-- begin --

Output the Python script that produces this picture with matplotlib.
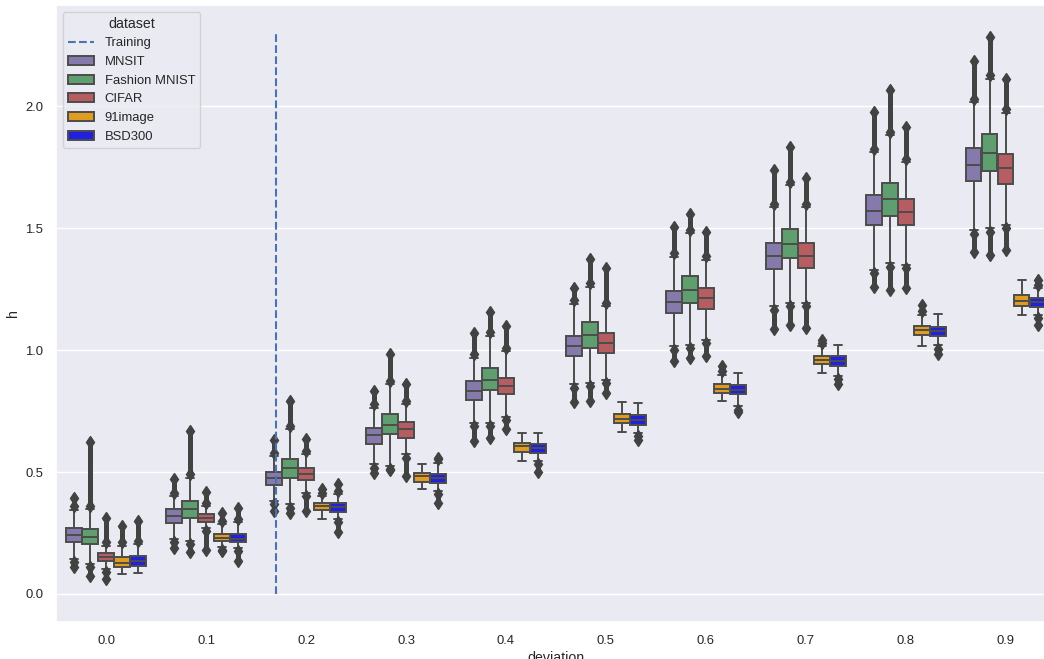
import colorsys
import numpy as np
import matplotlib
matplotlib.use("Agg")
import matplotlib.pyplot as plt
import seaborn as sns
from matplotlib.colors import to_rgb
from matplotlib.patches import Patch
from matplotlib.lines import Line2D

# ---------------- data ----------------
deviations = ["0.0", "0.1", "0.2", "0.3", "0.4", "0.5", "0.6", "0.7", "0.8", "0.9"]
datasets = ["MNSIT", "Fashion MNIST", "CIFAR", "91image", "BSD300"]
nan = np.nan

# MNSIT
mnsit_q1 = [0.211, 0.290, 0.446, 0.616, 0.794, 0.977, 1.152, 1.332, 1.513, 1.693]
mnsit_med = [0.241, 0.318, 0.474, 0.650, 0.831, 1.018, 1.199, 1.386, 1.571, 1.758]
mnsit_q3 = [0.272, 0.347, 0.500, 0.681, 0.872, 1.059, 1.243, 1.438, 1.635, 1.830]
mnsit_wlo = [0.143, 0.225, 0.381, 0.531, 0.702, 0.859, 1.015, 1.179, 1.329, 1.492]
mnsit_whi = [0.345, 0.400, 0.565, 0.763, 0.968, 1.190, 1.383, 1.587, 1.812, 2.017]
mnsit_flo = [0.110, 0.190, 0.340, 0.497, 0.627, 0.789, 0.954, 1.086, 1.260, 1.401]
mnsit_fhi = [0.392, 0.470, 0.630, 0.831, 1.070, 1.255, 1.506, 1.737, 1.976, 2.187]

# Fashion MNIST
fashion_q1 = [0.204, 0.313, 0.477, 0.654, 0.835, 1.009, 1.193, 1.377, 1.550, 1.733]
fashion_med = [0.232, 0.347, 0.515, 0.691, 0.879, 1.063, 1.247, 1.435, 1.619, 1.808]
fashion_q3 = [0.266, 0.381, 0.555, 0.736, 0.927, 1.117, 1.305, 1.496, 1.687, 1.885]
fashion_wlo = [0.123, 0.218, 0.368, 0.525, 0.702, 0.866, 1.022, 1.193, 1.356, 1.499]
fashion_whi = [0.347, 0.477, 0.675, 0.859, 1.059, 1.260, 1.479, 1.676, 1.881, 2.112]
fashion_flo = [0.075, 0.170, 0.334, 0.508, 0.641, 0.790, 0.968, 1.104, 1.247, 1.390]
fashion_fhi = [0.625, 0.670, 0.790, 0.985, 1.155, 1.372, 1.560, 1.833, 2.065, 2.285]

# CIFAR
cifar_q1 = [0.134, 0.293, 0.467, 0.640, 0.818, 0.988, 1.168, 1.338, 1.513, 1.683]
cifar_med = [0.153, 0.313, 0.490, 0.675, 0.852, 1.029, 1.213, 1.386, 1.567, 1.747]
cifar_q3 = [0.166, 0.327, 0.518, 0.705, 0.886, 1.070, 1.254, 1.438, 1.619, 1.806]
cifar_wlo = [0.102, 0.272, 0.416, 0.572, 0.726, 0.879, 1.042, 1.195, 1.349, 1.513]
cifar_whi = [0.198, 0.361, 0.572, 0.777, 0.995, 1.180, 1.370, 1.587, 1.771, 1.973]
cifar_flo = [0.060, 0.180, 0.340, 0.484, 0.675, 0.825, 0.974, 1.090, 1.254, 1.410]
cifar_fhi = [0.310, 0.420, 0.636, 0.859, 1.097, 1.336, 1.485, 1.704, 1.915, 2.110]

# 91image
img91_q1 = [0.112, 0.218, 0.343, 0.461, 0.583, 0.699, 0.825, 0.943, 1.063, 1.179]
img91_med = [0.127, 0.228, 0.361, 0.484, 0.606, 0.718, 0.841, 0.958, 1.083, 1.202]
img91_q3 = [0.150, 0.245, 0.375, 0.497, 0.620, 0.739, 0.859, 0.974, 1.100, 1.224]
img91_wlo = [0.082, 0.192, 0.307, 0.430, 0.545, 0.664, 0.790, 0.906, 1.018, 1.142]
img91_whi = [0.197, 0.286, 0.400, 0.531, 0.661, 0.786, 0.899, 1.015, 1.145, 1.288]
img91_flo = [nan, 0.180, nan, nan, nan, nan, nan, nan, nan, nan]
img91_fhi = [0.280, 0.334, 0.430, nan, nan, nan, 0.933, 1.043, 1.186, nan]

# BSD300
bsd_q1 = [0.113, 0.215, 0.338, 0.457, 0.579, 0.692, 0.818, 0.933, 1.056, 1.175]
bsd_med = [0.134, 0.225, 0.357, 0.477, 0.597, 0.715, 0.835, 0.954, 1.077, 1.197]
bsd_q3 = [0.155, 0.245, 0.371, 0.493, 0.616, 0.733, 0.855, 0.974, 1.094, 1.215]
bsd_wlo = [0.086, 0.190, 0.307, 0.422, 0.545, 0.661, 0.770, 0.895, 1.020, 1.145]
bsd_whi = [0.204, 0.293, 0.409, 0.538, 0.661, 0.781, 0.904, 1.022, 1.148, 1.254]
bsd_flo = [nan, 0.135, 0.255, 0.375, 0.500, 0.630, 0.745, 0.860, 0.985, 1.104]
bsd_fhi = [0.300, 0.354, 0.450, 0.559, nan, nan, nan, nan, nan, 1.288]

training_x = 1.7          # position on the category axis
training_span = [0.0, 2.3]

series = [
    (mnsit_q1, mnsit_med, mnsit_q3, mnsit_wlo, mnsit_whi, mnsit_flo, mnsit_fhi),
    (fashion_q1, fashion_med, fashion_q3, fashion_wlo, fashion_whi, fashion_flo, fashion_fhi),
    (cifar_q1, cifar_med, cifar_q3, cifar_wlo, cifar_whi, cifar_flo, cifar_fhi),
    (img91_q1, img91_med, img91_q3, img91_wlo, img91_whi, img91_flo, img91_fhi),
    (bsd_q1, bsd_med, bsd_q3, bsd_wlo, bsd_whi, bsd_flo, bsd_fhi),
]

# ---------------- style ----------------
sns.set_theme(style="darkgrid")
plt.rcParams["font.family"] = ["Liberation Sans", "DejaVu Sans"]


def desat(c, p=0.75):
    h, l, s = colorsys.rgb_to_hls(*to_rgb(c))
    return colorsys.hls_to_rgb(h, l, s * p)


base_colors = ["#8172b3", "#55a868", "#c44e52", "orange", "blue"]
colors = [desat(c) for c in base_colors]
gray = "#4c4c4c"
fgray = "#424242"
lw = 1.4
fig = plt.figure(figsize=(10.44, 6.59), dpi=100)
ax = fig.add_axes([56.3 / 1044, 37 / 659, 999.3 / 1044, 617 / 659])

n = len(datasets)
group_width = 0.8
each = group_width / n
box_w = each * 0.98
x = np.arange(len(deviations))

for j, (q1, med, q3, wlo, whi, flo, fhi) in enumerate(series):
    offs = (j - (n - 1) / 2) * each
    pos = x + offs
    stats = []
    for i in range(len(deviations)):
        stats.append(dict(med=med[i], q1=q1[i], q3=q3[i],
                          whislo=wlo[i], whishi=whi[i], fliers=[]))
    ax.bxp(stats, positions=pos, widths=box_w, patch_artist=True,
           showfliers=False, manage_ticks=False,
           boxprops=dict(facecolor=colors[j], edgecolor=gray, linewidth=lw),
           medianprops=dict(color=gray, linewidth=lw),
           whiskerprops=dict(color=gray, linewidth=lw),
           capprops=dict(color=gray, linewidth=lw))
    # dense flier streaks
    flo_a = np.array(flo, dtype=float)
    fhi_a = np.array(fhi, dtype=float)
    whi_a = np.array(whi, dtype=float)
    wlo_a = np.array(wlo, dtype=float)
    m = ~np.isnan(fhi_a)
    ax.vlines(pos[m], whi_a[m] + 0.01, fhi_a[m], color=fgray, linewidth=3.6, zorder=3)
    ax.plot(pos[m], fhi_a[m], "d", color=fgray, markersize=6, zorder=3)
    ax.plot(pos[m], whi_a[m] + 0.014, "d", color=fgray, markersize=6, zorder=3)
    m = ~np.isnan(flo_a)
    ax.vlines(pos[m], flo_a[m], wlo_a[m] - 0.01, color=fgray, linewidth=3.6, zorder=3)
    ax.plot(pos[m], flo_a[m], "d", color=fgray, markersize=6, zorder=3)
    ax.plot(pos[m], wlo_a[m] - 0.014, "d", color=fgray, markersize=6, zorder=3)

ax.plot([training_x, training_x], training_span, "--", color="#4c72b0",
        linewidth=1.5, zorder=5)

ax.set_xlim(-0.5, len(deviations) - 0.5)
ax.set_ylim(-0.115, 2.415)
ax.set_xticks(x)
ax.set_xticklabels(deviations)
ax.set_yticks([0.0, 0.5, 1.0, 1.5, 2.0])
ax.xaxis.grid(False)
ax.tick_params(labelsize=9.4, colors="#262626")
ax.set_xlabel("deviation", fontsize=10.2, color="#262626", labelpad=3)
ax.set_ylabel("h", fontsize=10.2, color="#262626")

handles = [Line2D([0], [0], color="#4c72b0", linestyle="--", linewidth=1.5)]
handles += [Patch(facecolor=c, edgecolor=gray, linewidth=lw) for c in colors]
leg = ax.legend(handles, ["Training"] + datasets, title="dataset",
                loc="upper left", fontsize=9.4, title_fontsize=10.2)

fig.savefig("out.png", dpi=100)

-- end --

Directions = Whichever lines contain the string "matplotlib", select and copy them.

Result for this task =
Output the Python script that produces this picture with matplotlib.
import matplotlib
matplotlib.use("Agg")
import matplotlib.pyplot as plt
from matplotlib.colors import to_rgb
from matplotlib.patches import Patch
from matplotlib.lines import Line2D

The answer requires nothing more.